Je démonte la porte, gling gling, j’essaye de faire passer : non, ça bloque toujours. Le bouton de sélection des programmes est une énorme protubérance qui empêche le passage. Je tiraille sur le bouton, je brandouille le pas de vis, et ça finit par lâcher.

Je me dis : à tous les coups j’ai pété le bouton. Je vérifie : non, c’est juste déclipsé, tout a l’air en ordre.

Je pousse la machine, je tire, je peine et je finis par arriver à la faire passer et à l’installer au bon endroit. J’essaye de remonter la porte, et voilà que la barre de métal dans laquelle sont censées tenir les vis, tombe soudainement.

Ploc.

Sans elle, impossible de remonter la porte.

Pas de problème, me dis-je, je vais la récupérer et la réinstaller. J’examine la machine sous toutes les coutures, je cherche la trappe qu’il faut démonter pour accéder à l’endroit en question ; pas de trappe.

La machine est construite de telle manière que tout passe par le dessous ou par l’arrière. Ce qui veut dire que pour accéder à la partie frontale, où se trouve la foutue plaque, il faut démonter toute la machine , enlever le moteur, le tambour et tout le bastringue.

Je prends plusieurs avis, je regarde les possibilités, mais on arrive tous à la même conclusion. Il est temps de dire adieu à la machine et d’en acheter une autre.

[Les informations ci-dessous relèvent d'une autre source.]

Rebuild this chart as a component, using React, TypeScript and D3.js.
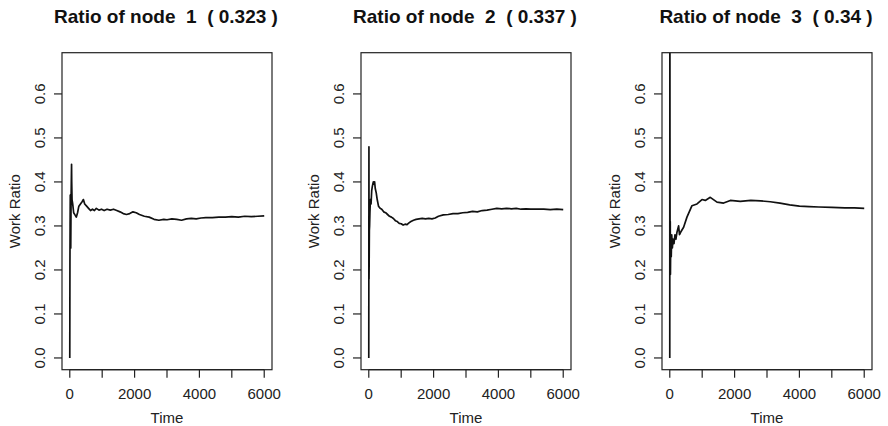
import React from "react";
import * as d3 from "d3";

const titles = ["Ratio of node  1  ( 0.323 )", "Ratio of node  2  ( 0.337 )", "Ratio of node  3  ( 0.34 )"];
const xTicks = [0, 1000, 2000, 3000, 4000, 5000, 6000];
const xTickLabels = ["0", "", "2000", "", "4000", "", "6000"];
const yTicks = [0, 0.1, 0.2, 0.3, 0.4, 0.5, 0.6];
const yTickLabels = ["0.0", "0.1", "0.2", "0.3", "0.4", "0.5", "0.6"];
const xLabel = "Time";
const yLabel = "Work Ratio";

const node1Time = [0, 5, 10, 15, 20, 30, 40, 55, 60, 70, 90, 120, 160, 200, 240, 280, 330, 380, 420, 460, 520, 580, 640, 700, 760, 820, 900, 980, 1060, 1150, 1250, 1350, 1450, 1550, 1650, 1750, 1850, 1950, 2050, 2150, 2300, 2450, 2600, 2750, 2900, 3000, 3150, 3300, 3450, 3600, 3750, 3900, 4050, 4200, 4400, 4600, 4800, 5000, 5200, 5400, 5600, 5800, 6000];
const node1Value = [0.0, 0.22, 0.3, 0.37, 0.36, 0.25, 0.36, 0.44, 0.4, 0.36, 0.35, 0.33, 0.325, 0.32, 0.33, 0.345, 0.35, 0.355, 0.36, 0.35, 0.345, 0.34, 0.335, 0.338, 0.335, 0.34, 0.336, 0.338, 0.335, 0.338, 0.336, 0.338, 0.335, 0.332, 0.328, 0.326, 0.328, 0.332, 0.33, 0.326, 0.322, 0.32, 0.315, 0.313, 0.315, 0.314, 0.316, 0.315, 0.313, 0.316, 0.317, 0.316, 0.318, 0.319, 0.319, 0.32, 0.32, 0.321, 0.32, 0.322, 0.321, 0.322, 0.323];

const node2Time = [0, 5, 8, 12, 18, 25, 35, 50, 70, 90, 110, 140, 160, 180, 200, 230, 260, 300, 350, 400, 460, 520, 580, 640, 700, 760, 820, 880, 940, 1000, 1060, 1120, 1180, 1240, 1300, 1380, 1460, 1550, 1650, 1750, 1850, 1950, 2050, 2150, 2300, 2450, 2600, 2750, 2900, 3050, 3200, 3350, 3500, 3650, 3800, 3950, 4100, 4250, 4400, 4550, 4700, 4850, 5000, 5200, 5400, 5600, 5800, 6000];
const node2Value = [0.0, 0.48, 0.18, 0.22, 0.29, 0.3, 0.33, 0.36, 0.35, 0.38, 0.39, 0.4, 0.395, 0.4, 0.385, 0.375, 0.36, 0.345, 0.34, 0.338, 0.332, 0.33, 0.326, 0.322, 0.32, 0.317, 0.312, 0.31, 0.306, 0.305, 0.302, 0.304, 0.303, 0.307, 0.31, 0.313, 0.315, 0.316, 0.317, 0.316, 0.317, 0.316, 0.318, 0.322, 0.325, 0.326, 0.328, 0.328, 0.33, 0.331, 0.333, 0.332, 0.335, 0.336, 0.338, 0.34, 0.339, 0.34, 0.339, 0.34, 0.338, 0.339, 0.338, 0.338, 0.338, 0.337, 0.338, 0.337];

const node3Time = [0, 3, 6, 10, 15, 20, 30, 45, 60, 80, 100, 130, 160, 190, 220, 272, 300, 330, 427, 530, 685, 840, 994, 1096, 1250, 1457, 1661, 1868, 2176, 2500, 2800, 3100, 3400, 3700, 4000, 4300, 4600, 5000, 5400, 5700, 6000];
const node3Value = [0.0, 1.0, 0.5, 0.2, 0.31, 0.19, 0.27, 0.23, 0.28, 0.25, 0.27, 0.26, 0.28, 0.27, 0.285, 0.3, 0.28, 0.285, 0.297, 0.32, 0.346, 0.35, 0.36, 0.358, 0.365, 0.354, 0.352, 0.358, 0.356, 0.358, 0.357, 0.355, 0.352, 0.348, 0.345, 0.344, 0.343, 0.342, 0.341, 0.341, 0.34];

const seriesTimes = [node1Time, node2Time, node3Time];
const seriesValues = [node1Value, node2Value, node3Value];

const W = 888;
const H = 426;
const panelLefts = [62, 361, 662];
const plotW = 210;
const plotTop = 52.7;
const plotBottom = 369.7;
const font = "'Liberation Sans', Arial, Helvetica, sans-serif";

function Panel({ idx }: { idx: number }) {
  const left = panelLefts[idx];
  const right = left + plotW;
  const xr = [0, 6000];
  const yr = [0, 0.667];
  const xPad = (xr[1] - xr[0]) * 0.04;
  const yPad = (yr[1] - yr[0]) * 0.04;
  const x = d3.scaleLinear().domain([xr[0] - xPad, xr[1] + xPad]).range([left, right]);
  const y = d3.scaleLinear().domain([yr[0] - yPad, yr[1] + yPad]).range([plotBottom, plotTop]);
  const times = seriesTimes[idx];
  const vals = seriesValues[idx];
  const pts: [number, number][] = times.map((t, i) => [t, vals[i]]);
  const line = d3.line<[number, number]>().x((d) => x(d[0])).y((d) => y(d[1]));
  const clipId = `clip${idx}`;
  const cx = (left + right) / 2;
  const cy = (plotTop + plotBottom) / 2;
  return (
    <g>
      <defs>
        <clipPath id={clipId}>
          <rect x={left} y={plotTop} width={plotW} height={plotBottom - plotTop} />
        </clipPath>
      </defs>
      <text x={cx - 1} y={23} textAnchor="middle" fontWeight="bold" fontSize={19} fontFamily={font} fill="#111" style={{ whiteSpace: "pre" }}>
        {titles[idx]}
      </text>
      <path d={line(pts) || ""} fill="none" stroke="#111" strokeWidth={1.7} clipPath={`url(#${clipId})`} strokeLinejoin="round" />
      <rect x={left} y={plotTop} width={plotW} height={plotBottom - plotTop} fill="none" stroke="#222" strokeWidth={1.2} />
      {/* x axis */}
      <line x1={x(xTicks[0])} x2={x(xTicks[xTicks.length - 1])} y1={plotBottom} y2={plotBottom} stroke="#222" strokeWidth={1.2} />
      {xTicks.map((t, i) => (
        <g key={`xt${i}`}>
          <line x1={x(t)} x2={x(t)} y1={plotBottom} y2={plotBottom + 8} stroke="#222" strokeWidth={1.2} />
          {xTickLabels[i] && (
            <text x={x(t)} y={399} textAnchor="middle" fontSize={15} fontFamily={font} fill="#222">
              {xTickLabels[i]}
            </text>
          )}
        </g>
      ))}
      <text x={cx} y={423} textAnchor="middle" fontSize={15} fontFamily={font} fill="#222">
        {xLabel}
      </text>
      {/* y axis */}
      {yTicks.map((v, i) => (
        <g key={`yt${i}`}>
          <line x1={left - 8} x2={left} y1={y(v)} y2={y(v)} stroke="#222" strokeWidth={1.2} />
          <text transform={`translate(${left - 17},${y(v)}) rotate(-90)`} textAnchor="middle" fontSize={15} fontFamily={font} fill="#222">
            {yTickLabels[i]}
          </text>
        </g>
      ))}
      <text transform={`translate(${left - 42},${cy}) rotate(-90)`} textAnchor="middle" fontSize={15} fontFamily={font} fill="#222">
        {yLabel}
      </text>
    </g>
  );
}

export default function App() {
  return (
    <svg width={W} height={H} style={{ position: "absolute", left: 0, top: 0, background: "#fff" }}>
      <rect x={0} y={0} width={W} height={H} fill="#fff" />
      {[0, 1, 2].map((i) => (
        <Panel key={i} idx={i} />
      ))}
    </svg>
  );
}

La machine est morte, vive la machine.

Cette fois on va essayer de prendre quelque chose de bien. On décide de prendre une marque connue, et d’acheter auprès d’un vendeur qu’on a déjà utilisé. On commande la machine en ligne : elle sera livrée d’ici 5 à 12 jours.

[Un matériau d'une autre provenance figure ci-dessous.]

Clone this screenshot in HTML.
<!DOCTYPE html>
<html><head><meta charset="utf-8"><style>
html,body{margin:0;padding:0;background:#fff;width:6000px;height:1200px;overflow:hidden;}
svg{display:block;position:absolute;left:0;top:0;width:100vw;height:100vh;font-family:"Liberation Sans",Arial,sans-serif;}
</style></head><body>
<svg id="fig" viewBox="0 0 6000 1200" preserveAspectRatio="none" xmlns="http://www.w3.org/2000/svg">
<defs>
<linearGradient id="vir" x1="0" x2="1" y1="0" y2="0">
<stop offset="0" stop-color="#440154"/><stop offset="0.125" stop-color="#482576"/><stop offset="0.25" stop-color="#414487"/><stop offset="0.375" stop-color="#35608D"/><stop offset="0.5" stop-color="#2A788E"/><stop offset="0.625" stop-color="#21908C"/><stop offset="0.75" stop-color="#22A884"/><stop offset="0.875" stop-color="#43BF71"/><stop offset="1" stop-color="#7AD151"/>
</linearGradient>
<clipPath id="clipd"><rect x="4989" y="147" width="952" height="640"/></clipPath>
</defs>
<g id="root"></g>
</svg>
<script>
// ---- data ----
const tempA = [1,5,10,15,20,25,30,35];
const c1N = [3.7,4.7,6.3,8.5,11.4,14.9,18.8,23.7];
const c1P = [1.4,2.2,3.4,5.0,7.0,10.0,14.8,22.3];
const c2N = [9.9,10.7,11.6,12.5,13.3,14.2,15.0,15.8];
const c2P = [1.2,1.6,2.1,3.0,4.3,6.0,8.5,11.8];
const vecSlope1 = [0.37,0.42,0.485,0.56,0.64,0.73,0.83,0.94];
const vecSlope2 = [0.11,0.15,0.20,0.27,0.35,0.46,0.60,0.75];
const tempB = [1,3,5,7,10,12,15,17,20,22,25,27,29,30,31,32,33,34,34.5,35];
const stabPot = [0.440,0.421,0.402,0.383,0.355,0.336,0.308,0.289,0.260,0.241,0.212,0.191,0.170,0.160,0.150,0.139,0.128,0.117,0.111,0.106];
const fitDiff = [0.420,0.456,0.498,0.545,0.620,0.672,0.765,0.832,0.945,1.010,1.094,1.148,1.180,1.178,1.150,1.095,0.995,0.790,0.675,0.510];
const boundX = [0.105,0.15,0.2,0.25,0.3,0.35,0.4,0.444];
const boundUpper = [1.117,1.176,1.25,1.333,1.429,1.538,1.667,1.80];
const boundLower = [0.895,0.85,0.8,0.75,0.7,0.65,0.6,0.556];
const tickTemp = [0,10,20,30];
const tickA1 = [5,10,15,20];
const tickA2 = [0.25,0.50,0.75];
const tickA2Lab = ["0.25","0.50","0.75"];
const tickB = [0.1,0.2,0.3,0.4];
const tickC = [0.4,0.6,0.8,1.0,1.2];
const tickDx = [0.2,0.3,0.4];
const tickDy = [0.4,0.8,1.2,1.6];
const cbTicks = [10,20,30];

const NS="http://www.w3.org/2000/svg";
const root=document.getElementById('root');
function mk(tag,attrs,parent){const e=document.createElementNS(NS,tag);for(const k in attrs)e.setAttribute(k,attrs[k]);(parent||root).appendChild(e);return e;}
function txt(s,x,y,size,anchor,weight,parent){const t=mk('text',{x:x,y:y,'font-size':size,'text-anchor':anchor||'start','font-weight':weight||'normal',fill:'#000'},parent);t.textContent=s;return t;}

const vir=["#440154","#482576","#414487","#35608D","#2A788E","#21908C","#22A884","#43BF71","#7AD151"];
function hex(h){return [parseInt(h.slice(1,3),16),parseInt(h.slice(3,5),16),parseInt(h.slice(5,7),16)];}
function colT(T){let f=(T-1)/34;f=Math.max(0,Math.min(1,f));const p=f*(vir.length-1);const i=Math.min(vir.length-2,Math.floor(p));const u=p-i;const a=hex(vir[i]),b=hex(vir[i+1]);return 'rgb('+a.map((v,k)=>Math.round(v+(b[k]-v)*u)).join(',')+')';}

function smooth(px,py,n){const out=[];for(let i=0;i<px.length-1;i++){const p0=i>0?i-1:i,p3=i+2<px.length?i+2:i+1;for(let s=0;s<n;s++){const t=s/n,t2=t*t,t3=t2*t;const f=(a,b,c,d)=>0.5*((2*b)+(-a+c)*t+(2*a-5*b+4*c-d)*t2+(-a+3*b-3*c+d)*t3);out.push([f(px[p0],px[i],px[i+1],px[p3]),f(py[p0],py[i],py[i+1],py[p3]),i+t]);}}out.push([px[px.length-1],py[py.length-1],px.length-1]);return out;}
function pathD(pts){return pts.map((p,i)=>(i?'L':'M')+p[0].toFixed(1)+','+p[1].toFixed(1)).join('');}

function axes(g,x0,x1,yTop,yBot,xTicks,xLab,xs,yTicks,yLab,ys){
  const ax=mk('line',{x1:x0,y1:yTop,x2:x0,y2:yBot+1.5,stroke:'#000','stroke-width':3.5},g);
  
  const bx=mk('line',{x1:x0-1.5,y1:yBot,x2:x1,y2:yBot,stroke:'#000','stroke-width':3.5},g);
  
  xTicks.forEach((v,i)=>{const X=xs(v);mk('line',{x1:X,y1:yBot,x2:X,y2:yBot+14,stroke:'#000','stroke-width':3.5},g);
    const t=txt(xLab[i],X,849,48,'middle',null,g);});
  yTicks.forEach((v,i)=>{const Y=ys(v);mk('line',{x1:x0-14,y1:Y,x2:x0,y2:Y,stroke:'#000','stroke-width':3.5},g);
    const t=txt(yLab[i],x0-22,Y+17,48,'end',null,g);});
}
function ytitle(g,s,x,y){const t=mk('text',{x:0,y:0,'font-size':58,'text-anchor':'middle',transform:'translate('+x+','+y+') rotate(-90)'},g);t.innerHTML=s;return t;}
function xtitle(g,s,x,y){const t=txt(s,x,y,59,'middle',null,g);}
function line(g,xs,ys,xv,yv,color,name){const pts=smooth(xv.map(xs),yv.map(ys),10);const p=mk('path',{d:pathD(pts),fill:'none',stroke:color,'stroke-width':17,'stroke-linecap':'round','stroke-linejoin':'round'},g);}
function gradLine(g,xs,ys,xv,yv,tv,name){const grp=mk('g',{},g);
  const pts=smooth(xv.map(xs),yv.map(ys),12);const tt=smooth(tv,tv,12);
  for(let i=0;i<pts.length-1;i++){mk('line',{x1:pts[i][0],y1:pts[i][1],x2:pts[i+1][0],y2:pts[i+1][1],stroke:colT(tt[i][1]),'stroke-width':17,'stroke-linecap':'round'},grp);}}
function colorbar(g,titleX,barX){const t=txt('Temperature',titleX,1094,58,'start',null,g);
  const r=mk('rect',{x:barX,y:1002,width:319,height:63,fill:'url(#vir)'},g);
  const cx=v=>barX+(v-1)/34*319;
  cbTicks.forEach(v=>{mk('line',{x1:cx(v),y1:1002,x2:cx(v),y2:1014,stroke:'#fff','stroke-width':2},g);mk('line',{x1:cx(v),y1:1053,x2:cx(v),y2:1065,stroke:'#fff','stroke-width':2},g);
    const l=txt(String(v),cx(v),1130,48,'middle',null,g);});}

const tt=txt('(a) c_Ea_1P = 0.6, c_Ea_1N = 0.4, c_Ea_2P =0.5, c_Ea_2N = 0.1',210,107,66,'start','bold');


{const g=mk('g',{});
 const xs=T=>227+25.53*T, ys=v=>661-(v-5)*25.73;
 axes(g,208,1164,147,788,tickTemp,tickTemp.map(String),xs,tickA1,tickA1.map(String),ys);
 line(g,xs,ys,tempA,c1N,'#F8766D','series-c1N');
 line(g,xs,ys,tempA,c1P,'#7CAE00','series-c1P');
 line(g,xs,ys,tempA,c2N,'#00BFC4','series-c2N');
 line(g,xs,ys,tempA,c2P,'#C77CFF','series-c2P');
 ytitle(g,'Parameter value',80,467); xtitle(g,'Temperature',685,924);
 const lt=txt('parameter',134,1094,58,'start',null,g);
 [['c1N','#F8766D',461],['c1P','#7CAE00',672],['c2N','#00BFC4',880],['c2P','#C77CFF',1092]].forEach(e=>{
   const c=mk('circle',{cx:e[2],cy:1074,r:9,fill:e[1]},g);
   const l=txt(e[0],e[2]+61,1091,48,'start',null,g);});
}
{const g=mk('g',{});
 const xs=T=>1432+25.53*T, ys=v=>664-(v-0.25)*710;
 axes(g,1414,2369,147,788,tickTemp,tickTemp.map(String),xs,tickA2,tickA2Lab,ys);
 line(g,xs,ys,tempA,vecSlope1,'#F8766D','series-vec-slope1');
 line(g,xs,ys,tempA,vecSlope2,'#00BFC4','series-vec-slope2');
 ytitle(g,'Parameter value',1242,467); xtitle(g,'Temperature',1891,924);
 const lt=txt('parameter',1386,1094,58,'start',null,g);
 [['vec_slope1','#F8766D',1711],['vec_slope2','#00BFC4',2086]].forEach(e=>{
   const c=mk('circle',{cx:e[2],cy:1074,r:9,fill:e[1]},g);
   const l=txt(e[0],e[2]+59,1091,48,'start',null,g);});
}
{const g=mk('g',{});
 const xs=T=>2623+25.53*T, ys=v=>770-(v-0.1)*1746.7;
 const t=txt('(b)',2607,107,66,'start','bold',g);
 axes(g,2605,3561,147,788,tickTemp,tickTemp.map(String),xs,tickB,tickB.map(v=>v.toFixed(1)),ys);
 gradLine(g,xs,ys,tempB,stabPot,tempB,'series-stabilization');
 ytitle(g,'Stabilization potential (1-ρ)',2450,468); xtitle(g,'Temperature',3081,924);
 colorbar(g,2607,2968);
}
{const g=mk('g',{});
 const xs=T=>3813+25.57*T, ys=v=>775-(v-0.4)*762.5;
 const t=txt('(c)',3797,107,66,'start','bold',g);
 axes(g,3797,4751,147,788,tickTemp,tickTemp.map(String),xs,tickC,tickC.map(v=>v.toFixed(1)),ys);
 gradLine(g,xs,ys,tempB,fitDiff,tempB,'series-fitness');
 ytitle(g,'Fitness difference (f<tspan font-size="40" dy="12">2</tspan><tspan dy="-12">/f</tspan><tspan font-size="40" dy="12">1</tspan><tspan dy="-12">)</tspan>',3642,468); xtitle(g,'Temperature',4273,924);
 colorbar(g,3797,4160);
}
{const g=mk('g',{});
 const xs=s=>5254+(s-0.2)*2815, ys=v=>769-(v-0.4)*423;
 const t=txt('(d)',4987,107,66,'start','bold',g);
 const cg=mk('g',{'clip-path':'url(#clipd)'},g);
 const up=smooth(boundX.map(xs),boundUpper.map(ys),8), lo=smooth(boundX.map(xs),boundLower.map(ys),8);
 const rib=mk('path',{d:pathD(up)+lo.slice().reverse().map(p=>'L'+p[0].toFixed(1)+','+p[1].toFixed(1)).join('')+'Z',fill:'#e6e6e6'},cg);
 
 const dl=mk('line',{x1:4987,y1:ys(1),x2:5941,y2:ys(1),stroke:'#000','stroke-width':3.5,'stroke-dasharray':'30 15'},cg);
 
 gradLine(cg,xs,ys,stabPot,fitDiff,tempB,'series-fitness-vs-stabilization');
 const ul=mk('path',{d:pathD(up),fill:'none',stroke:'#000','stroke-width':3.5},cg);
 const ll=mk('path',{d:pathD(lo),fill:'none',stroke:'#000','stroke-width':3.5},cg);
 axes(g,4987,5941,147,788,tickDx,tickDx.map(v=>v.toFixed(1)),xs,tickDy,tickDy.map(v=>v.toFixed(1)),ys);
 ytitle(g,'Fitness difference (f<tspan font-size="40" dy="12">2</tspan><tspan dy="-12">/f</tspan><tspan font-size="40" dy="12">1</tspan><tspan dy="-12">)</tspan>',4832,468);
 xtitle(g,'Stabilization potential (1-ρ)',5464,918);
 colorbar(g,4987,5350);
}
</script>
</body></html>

Une semaine plus tard, les livreurs viennent. Ils montent la machine jusqu’au deuxième étage, et, en prime, ils embarquent l’ancienne. Que demander de plus ?

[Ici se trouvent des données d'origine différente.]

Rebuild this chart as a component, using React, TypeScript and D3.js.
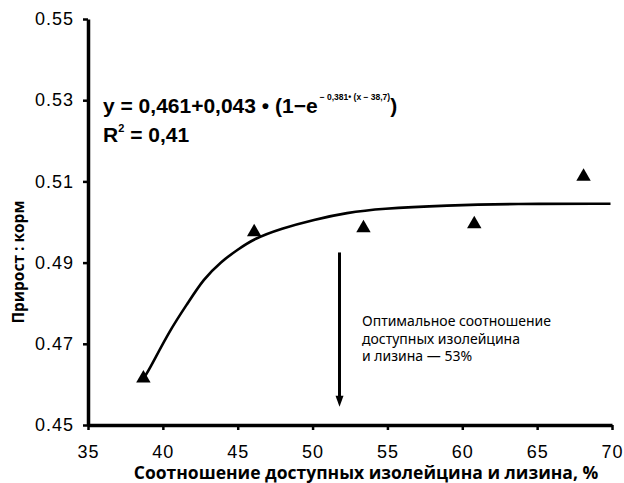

Le soir venu, j’ouvre le carton, je branche les tuyaux, et, avec l’aide d’un copain dont une partie du travail consiste à s’occuper de machines à laver, je vérifie que tout est en ordre.

Et nous voici donc aujourd’hui, à aller chercher les derniers accessoires dont nous avons besoin, à savoir : de la lessive et un étendoir.

L’après-midi, le cœur battant, nous lançons notre première machine. Comme on me l’a recommandé, elle va tourner à vide avec juste un peu de lessive pour enlever les odeurs.

La machine commence à tourner, on va manger.

Au bout de dix minutes, ma femme va chercher quelque chose dans la buanderie. Je dis, pour rigoler : elle ne fuit pas au moins ? Elle rit. Mais elle regarde par acquis de conscience.

Et j’entends un juron.

– Si !

– Si quoi ?

– Ça fuit ! Il y a de l’eau par terre !

– …

Fatigue.

Pas de déjeuner pour moi : à la place, je fais garde-malade pour machine à laver le linge. Et qu’est-ce que je découvre ? Que le tuyau d’évacuation est percé ! Le foutu tuyau d’évacuation, cette espèce de plastique en accordéon qui semble tellement fragile qu’il se déchire si on le regarde de trop près ! Le même que sur l’ancienne machine !

Grosse fatigue.

Fin du 73ème jour, 18 décembre 2023, 6 tevet 5784.